R-Repeatable: To make this system repeatable, Jean and Julie said to first start with the prospect. Ask: What is the ideal outcome they’d like to experience? For a writer, their clients might care about book sales or website clicks, so you’ll want to confirm what an ‘ideal outcome’ is for your prospect.

Next, you’ll want to outline the conditions that allow you to help them achieve that outcome in the most efficient way. Your prospect may not be aware that there’s multiple ways to reach the same destination, so you’ll want to be the one to educate them on the options.

Third, discuss ownership. Who owns the outcome if you’re successful? Your prospect may be responsible for choosing options, but their boss is ultimately the one who benefits. Alternatively, your prospect may be purchasing what you sell so that their clients can be more successful. Knowing who ultimately benefits allows you to frame what you can provide as a win/win.

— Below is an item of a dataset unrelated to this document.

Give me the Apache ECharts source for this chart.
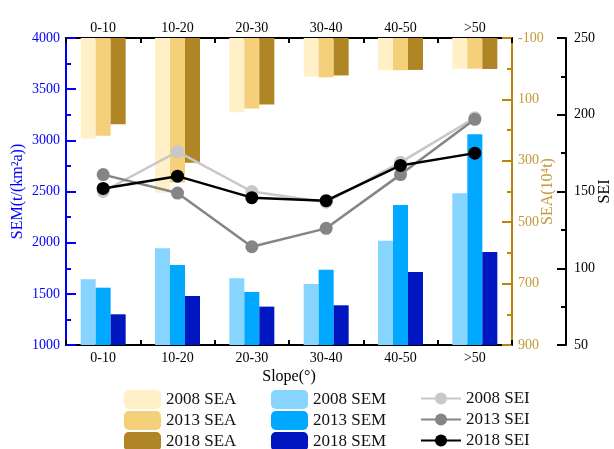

Fourth, discuss your expertise in delivering that outcome in the most efficient way possible while benefitting the folks this prospect needs to benefit. This is the first time that terms enter the conversation, and they’re much easier to present because you’re talking about outcomes from the client’s perspective, not just making a deal.

I-Improvable: To improve this system, Jean and Julie say to start with improving the way you’re communicating with customers. Debrief your past customers and ask them if their results aligned with their expectations. Because you’re selling an idea, you’ll want to make sure you painted a picture that you can deliver on.

M-Measurable: To measure a system that delivers ideas as a central part of the sale, Julie and Jean advocate measuring not your gross sales or conversion. Instead, measure your time. How much time are you spending in the sales process compared to the income you’re producing?

The better you are at selling ideas, the less time you’ll spend convincing prospects to give their time to you.